Banxico cut the target overnight interbank rate by 25 basis points to 6.75 percent at the Monetary Policy Committee meeting on 26 March, effective 27 March, resuming the easing cycle on a split-vote decision. A Bloomberg survey of 29 analysts ahead of the meeting had been roughly evenly divided — 15 expected a hold at 7.00 percent and 14 expected the 25 basis-point cut — so the easing move landed narrowly against the majority view rather than against a unified consensus. The central bank cited observed exchange-rate levels, weakness in economic activity, and the existing level of monetary restriction, and it continues to forecast inflation converging to the 3 percent target by the second quarter of 2027.

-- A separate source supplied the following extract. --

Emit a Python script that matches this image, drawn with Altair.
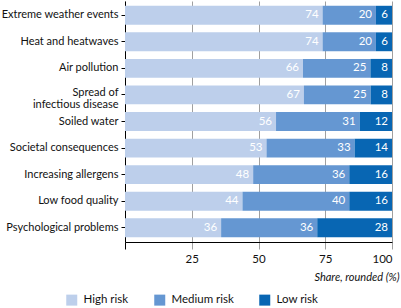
import altair as alt
import pandas as pd

categories = [
    "Extreme weather events",
    "Heat and heatwaves",
    "Air pollution",
    "Spread of infectious disease",
    "Soiled water",
    "Societal consequences",
    "Increasing allergens",
    "Low food quality",
    "Psychological problems",
]
high = [74, 74, 66, 67, 56, 53, 48, 44, 36]
medium = [20, 20, 25, 25, 31, 33, 36, 40, 36]
low = [6, 6, 8, 8, 12, 14, 16, 16, 28]

risks = ["High risk", "Medium risk", "Low risk"]
colors = ["#bdcfeb", "#6597d2", "#0866b3"]

rows = []
for i, c in enumerate(categories):
    for j, (r, vals) in enumerate(zip(risks, [high, medium, low])):
        rows.append({"category": c, "risk": r, "order": j, "value": vals[i]})
df = pd.DataFrame(rows)

FONT = "Lato"
FS = 11

base = alt.Chart(df).transform_stack(
    stack="value",
    groupby=["category"],
    as_=["v0", "v1"],
    offset="normalize",
    sort=[alt.SortField("order", order="ascending")],
)

y_enc = alt.Y(
    "category:N",
    sort=categories,
    scale=alt.Scale(paddingInner=0.29, paddingOuter=0.18),
    axis=alt.Axis(
        title=None,
        labelExpr="datum.label == 'Spread of infectious disease' ? ['Spread of', 'infectious disease'] : datum.label",
        labelLineHeight=12,
        labelFontSize=FS,
        labelFont=FONT,
        labelColor="#111111",
        labelPadding=3,
        labelOffset={"condition": {"test": "datum.label == 'Spread of infectious disease'", "value": -2}, "value": 0},
        tickSize=4,
        tickColor="black",
        domainColor="black",
        grid=False,
        labelLimit=200,
    ),
)

bars = base.mark_bar().encode(
    x=alt.X(
        "v0:Q",
        scale=alt.Scale(domain=[0, 1], nice=False, zero=True),
        axis=alt.Axis(
            values=[0, 0.25, 0.5, 0.75, 1],
            labelExpr="datum.value == 0 ? '' : format(datum.value * 100, 'd')",
            title="Share, rounded (%)",
            titleFont=FONT,
            titleFontStyle="italic",
            titleFontWeight="normal",
            titleFontSize=FS,
            titleColor="#111111",
            titleAlign="right",
            titleAnchor="end",
            titleX=274,
            titleY=35,
            titleBaseline="middle",
            labelFont=FONT,
            labelFontSize=FS + 0.5,
            labelColor="#111111",
            labelPadding=4,
            tickSize=7,
            tickColor={"condition": {"test": "datum.value == 0", "value": "black"}, "value": "#a0a0a0"},
            domainColor="black",
            grid=True,
            gridColor="#a0a0a0",
        ),
    ),
    x2="v1:Q",
    y=y_enc,
    color=alt.Color(
        "risk:N",
        scale=alt.Scale(domain=risks, range=colors),
        legend=alt.Legend(
            title=None,
            orient="none",
            direction="horizontal",
            legendX=-59,
            legendY=293,
            symbolType="square",
            symbolSize=121,
            symbolStrokeWidth=0,
            symbolOpacity=1,
            labelFont=FONT,
            labelFontSize=FS + 0.5,
            labelColor="#111111",
            labelOffset=6,
            columnPadding=25,
        ),
    ),
)

text = base.mark_text(
    align="right", baseline="middle", dx=-4, color="white", font=FONT, fontSize=FS + 0.5
).encode(
    x=alt.X("v1:Q"),
    y=alt.Y("category:N", sort=categories),
    text=alt.Text("value:Q", format="d"),
)

chart = (
    alt.layer(bars, text)
    .properties(
        width=267,
        height=241,
        autosize=alt.AutoSizeParams(type="none"),
        padding={"left": 125, "top": 1, "right": 9, "bottom": 66},
        background="white",
    )
    .configure_view(stroke=None)
)

chart.save("out.html", embed_options={"renderer": "svg", "actions": False})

The peso weakened markedly through March against the US dollar, averaging roughly 17.81 pesos per dollar for the month versus approximately 17.23 in February. The trajectory was concentrated in the second half of the month, with the peso moving from an early-March low near 17.31 to a peak above 18.13 on 29 March before settling near 17.92 at month end. For Mexican fashion retailers sourcing imported fabric or finished goods, sustained peso weakness will feed into import-cost-driven clothing inflation with a one- to three-month lag; cheaper peso-denominated credit following the Banxico cut partially offsets the import-cost hit on the consumer side.

The bottom line: Mexican fashion retail is navigating a complex March. Real retail income is still expanding at plus 4.7 percent year-on-year and the central bank has moved to loosen policy even as inflation accelerates — both tailwinds for the sector. Against that, the ICC continues to show subdued general confidence, although the specific clothing-and-essentials sub-index ticked up. With Semana Santa falling at the end of March (Holy Week 29 March to 4 April), the Easter tourism and family-shopping window has already provided its boost to the month; the next commercial priority for brands in Mexico is finalising Día de las Madres positioning for 10 May — the country’s single largest fashion retail event — and preparing for a potential squeeze on premium-segment demand if the peso’s second-half-of-March depreciation feeds through to import prices.

Note: The figures in this article are based on different reporting periods. Some indicators are already available for March 2026, while others are reported with a time lag due to survey and publication cycles. This is common practice in official statistics and nevertheless allows for a reliable assessment of current market trends.